Written instruction:
Write the material out again in full, word for word. Do not include the pictures.

— begin —

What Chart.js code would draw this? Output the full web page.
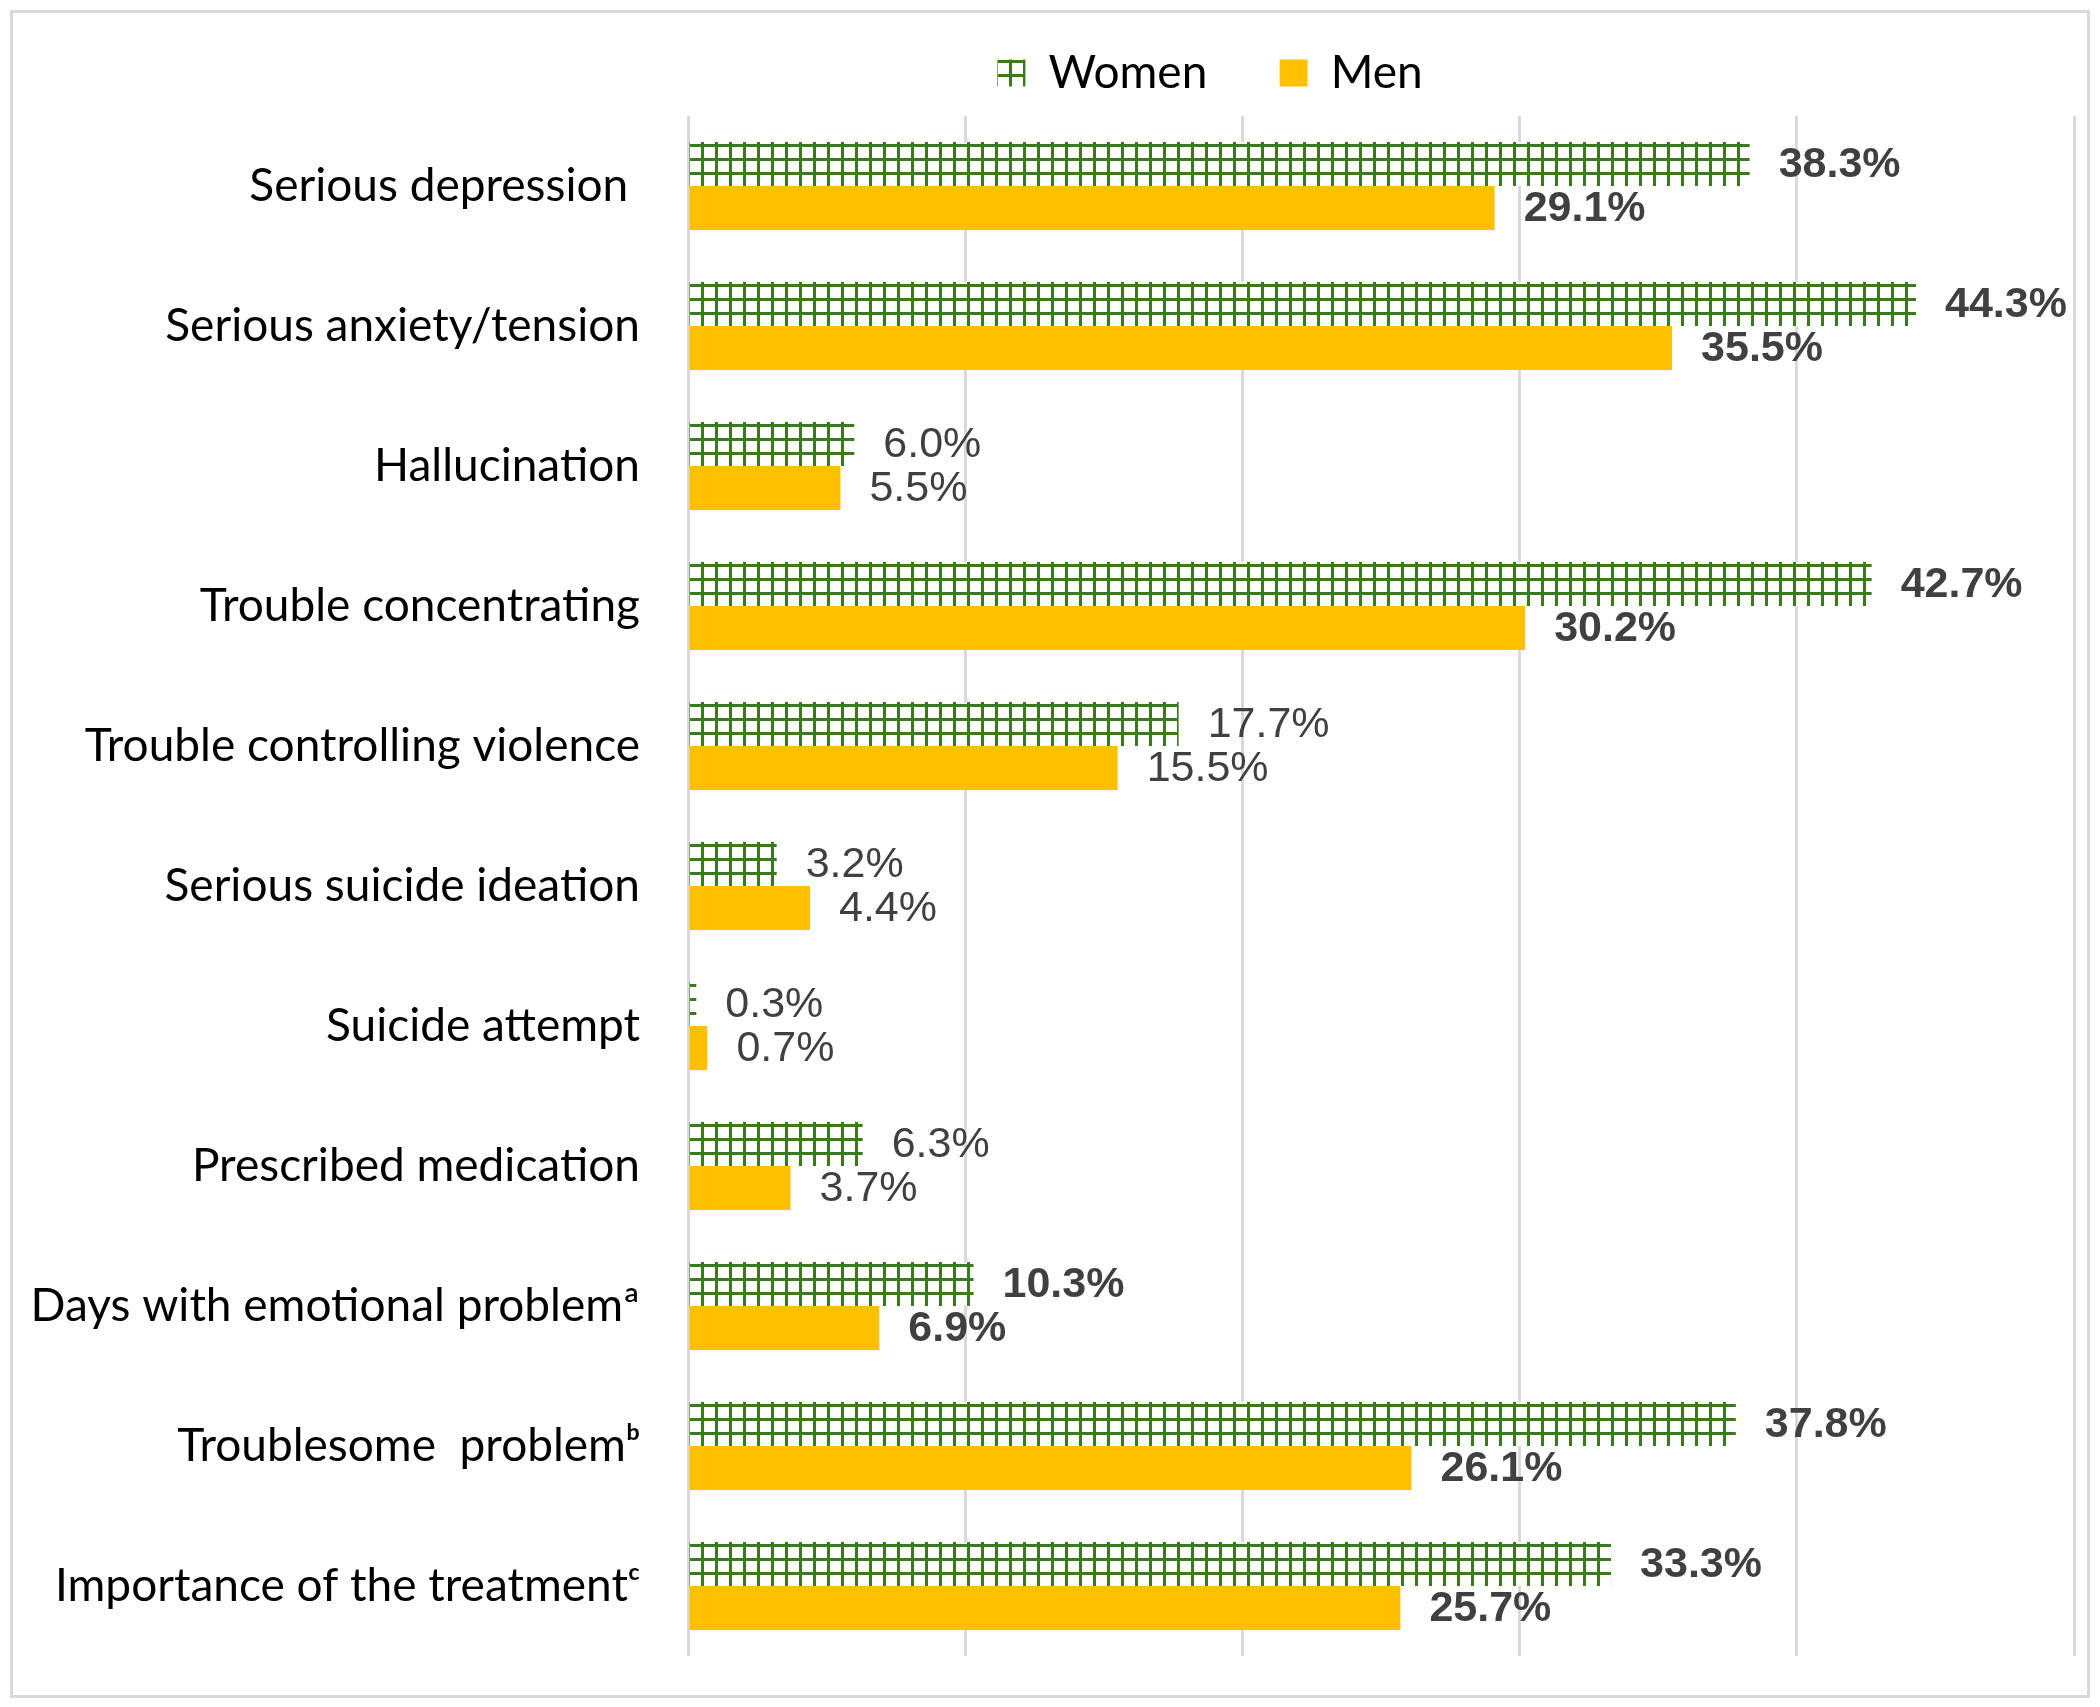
<!DOCTYPE html>
<html>
<head>
<meta charset="utf-8">
<title>Women vs Men</title>
<script src="https://cdn.jsdelivr.net/npm/chart.js@4.4.0/dist/chart.umd.min.js"></script>
<style>
    html, body { margin: 0; padding: 0; background: #ffffff; }
    #wrap { position: relative; width: 2100px; height: 1707px; }
    #frame { position: absolute; left: 10px; top: 10px; width: 2074px; height: 1682px;
             border: 3px solid #d9d9d9; pointer-events: none; }
</style>
</head>
<body>
<div id="wrap">
    <canvas id="myChart" width="2100" height="1707"></canvas>
    <div id="frame"></div>
</div>
<script>
// Chart Data
var categories = [
    'Serious depression ',
    'Serious anxiety/tension',
    'Hallucination',
    'Trouble concentrating',
    'Trouble controlling violence',
    'Serious suicide ideation',
    'Suicide attempt',
    'Prescribed medication',
    'Days with emotional problem\u00aa',
    'Troublesome  problem\u1d47',
    'Importance of the treatment\u1d9c'
];
var women = [38.3, 44.3, 6.0, 42.7, 17.7, 3.2, 0.3, 6.3, 10.3, 37.8, 33.3];
var men = [29.1, 35.5, 5.5, 30.2, 15.5, 4.4, 0.7, 3.7, 6.9, 26.1, 25.7];
// rows whose value labels are printed in bold
var boldRows = [0, 1, 3, 8, 9, 10];
var xTicks = [0, 10, 20, 30, 40, 50];

var ctx = document.getElementById('myChart').getContext('2d');

function makeGridPattern() {
    var c = document.createElement('canvas');
    c.width = 14;
    c.height = 14;
    var g = c.getContext('2d');
    g.fillStyle = '#ffffff';
    g.fillRect(0, 0, 14, 14);
    g.fillStyle = '#3a7a1f';
    g.fillRect(0, 0, 3, 14);
    g.fillRect(0, 0, 14, 3);
    var p = ctx.createPattern(c, 'repeat');
    if (p.setTransform) {
        p.setTransform(new DOMMatrix().translate(1, 4));
    }
    return p;
}

var valueLabels = {
    id: 'valueLabels',
    afterDatasetsDraw: function(chart) {
        var c = chart.ctx;
        c.save();
        c.fillStyle = '#404040';
        c.textAlign = 'left';
        c.textBaseline = 'middle';
        chart.data.datasets.forEach(function(ds, di) {
            var meta = chart.getDatasetMeta(di);
            meta.data.forEach(function(bar, i) {
                var bold = boldRows.indexOf(i) >= 0;
                c.font = (bold ? 'bold ' : '') + '43px "Liberation Sans", Arial, sans-serif';
                c.fillText(ds.data[i].toFixed(1) + '%', bar.x + 29, bar.y + 1);
            });
        });
        c.restore();
    }
};

// legend sits centred over the right part of the figure, not the whole width
var legendShift = {
    id: 'legendShift',
    afterLayout: function(chart) {
        if (chart.legend) {
            chart.legend.left = 346;
        }
    }
};

var myChart = new Chart(ctx, {
    type: 'bar',
    data: {
        labels: categories,
        datasets: [
            {
                label: 'Women   ',
                data: women,
                backgroundColor: makeGridPattern(),
                borderWidth: 0,
                categoryPercentage: 0.63,
                barPercentage: 1.0
            },
            {
                label: 'Men',
                data: men,
                backgroundColor: '#ffc000',
                borderWidth: 0,
                categoryPercentage: 0.63,
                barPercentage: 1.0
            }
        ]
    },
    options: {
        indexAxis: 'y',
        responsive: false,
        animation: false,
        devicePixelRatio: 1,
        layout: {
            padding: { left: 0, right: 26, top: 13, bottom: 51 }
        },
        plugins: {
            legend: {
                position: 'top',
                labels: {
                    boxWidth: 28,
                    boxHeight: 27,
                    padding: 37,
                    color: '#000000',
                    font: { family: 'Lato', size: 46 }
                }
            },
            tooltip: { enabled: false }
        },
        scales: {
            x: {
                position: 'top',
                min: 0,
                max: 50,
                afterBuildTicks: function(scale) {
                    scale.ticks = xTicks.map(function(v) { return { value: v }; });
                },
                afterFit: function(scale) {
                    // empty strip between legend and plot
                    scale.height = 10;
                },
                ticks: { display: false },
                grid: { color: '#d9d9d9', lineWidth: 3, drawTicks: false },
                border: { display: false }
            },
            y: {
                afterFit: function(scale) {
                    scale.width = 688;
                    scale.paddingTop = 0;
                    scale.paddingBottom = 0;
                },
                ticks: {
                    padding: 0,
                    color: '#000000',
                    font: { family: 'Lato', size: 46 }
                },
                grid: { display: false, drawTicks: true, tickLength: 48 },
                border: { display: false }
            }
        }
    },
    plugins: [valueLabels, legendShift]
});
</script>
</body>
</html>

— end —

The reply:
What Chart.js code would draw this? Output the full web page.
<!DOCTYPE html>
<html>
<head>
<meta charset="utf-8">
<title>Women vs Men</title>
<script src="https://cdn.jsdelivr.net/npm/chart.js@4.4.0/dist/chart.umd.min.js"></script>
<style>
    html, body { margin: 0; padding: 0; background: #ffffff; }
    #wrap { position: relative; width: 2100px; height: 1707px; }
    #frame { position: absolute; left: 10px; top: 10px; width: 2074px; height: 1682px;
             border: 3px solid #d9d9d9; pointer-events: none; }
</style>
</head>
<body>
<div id="wrap">
    <canvas id="myChart" width="2100" height="1707"></canvas>
    <div id="frame"></div>
</div>
<script>
// Chart Data
var categories = [
    'Serious depression ',
    'Serious anxiety/tension',
    'Hallucination',
    'Trouble concentrating',
    'Trouble controlling violence',
    'Serious suicide ideation',
    'Suicide attempt',
    'Prescribed medication',
    'Days with emotional problem\u00aa',
    'Troublesome  problem\u1d47',
    'Importance of the treatment\u1d9c'
];
var women = [38.3, 44.3, 6.0, 42.7, 17.7, 3.2, 0.3, 6.3, 10.3, 37.8, 33.3];
var men = [29.1, 35.5, 5.5, 30.2, 15.5, 4.4, 0.7, 3.7, 6.9, 26.1, 25.7];
// rows whose value labels are printed in bold
var boldRows = [0, 1, 3, 8, 9, 10];
var xTicks = [0, 10, 20, 30, 40, 50];

var ctx = document.getElementById('myChart').getContext('2d');

function makeGridPattern() {
    var c = document.createElement('canvas');
    c.width = 14;
    c.height = 14;
    var g = c.getContext('2d');
    g.fillStyle = '#ffffff';
    g.fillRect(0, 0, 14, 14);
    g.fillStyle = '#3a7a1f';
    g.fillRect(0, 0, 3, 14);
    g.fillRect(0, 0, 14, 3);
    var p = ctx.createPattern(c, 'repeat');
    if (p.setTransform) {
        p.setTransform(new DOMMatrix().translate(1, 4));
    }
    return p;
}

var valueLabels = {
    id: 'valueLabels',
    afterDatasetsDraw: function(chart) {
        var c = chart.ctx;
        c.save();
        c.fillStyle = '#404040';
        c.textAlign = 'left';
        c.textBaseline = 'middle';
        chart.data.datasets.forEach(function(ds, di) {
            var meta = chart.getDatasetMeta(di);
            meta.data.forEach(function(bar, i) {
                var bold = boldRows.indexOf(i) >= 0;
                c.font = (bold ? 'bold ' : '') + '43px "Liberation Sans", Arial, sans-serif';
                c.fillText(ds.data[i].toFixed(1) + '%', bar.x + 29, bar.y + 1);
            });
        });
        c.restore();
    }
};

// legend sits centred over the right part of the figure, not the whole width
var legendShift = {
    id: 'legendShift',
    afterLayout: function(chart) {
        if (chart.legend) {
            chart.legend.left = 346;
        }
    }
};

var myChart = new Chart(ctx, {
    type: 'bar',
    data: {
        labels: categories,
        datasets: [
            {
                label: 'Women   ',
                data: women,
                backgroundColor: makeGridPattern(),
                borderWidth: 0,
                categoryPercentage: 0.63,
                barPercentage: 1.0
            },
            {
                label: 'Men',
                data: men,
                backgroundColor: '#ffc000',
                borderWidth: 0,
                categoryPercentage: 0.63,
                barPercentage: 1.0
            }
        ]
    },
    options: {
        indexAxis: 'y',
        responsive: false,
        animation: false,
        devicePixelRatio: 1,
        layout: {
            padding: { left: 0, right: 26, top: 13, bottom: 51 }
        },
        plugins: {
            legend: {
                position: 'top',
                labels: {
                    boxWidth: 28,
                    boxHeight: 27,
                    padding: 37,
                    color: '#000000',
                    font: { family: 'Lato', size: 46 }
                }
            },
            tooltip: { enabled: false }
        },
        scales: {
            x: {
                position: 'top',
                min: 0,
                max: 50,
                afterBuildTicks: function(scale) {
                    scale.ticks = xTicks.map(function(v) { return { value: v }; });
                },
                afterFit: function(scale) {
                    // empty strip between legend and plot
                    scale.height = 10;
                },
                ticks: { display: false },
                grid: { color: '#d9d9d9', lineWidth: 3, drawTicks: false },
                border: { display: false }
            },
            y: {
                afterFit: function(scale) {
                    scale.width = 688;
                    scale.paddingTop = 0;
                    scale.paddingBottom = 0;
                },
                ticks: {
                    padding: 0,
                    color: '#000000',
                    font: { family: 'Lato', size: 46 }
                },
                grid: { display: false, drawTicks: true, tickLength: 48 },
                border: { display: false }
            }
        }
    },
    plugins: [valueLabels, legendShift]
});
</script>
</body>
</html>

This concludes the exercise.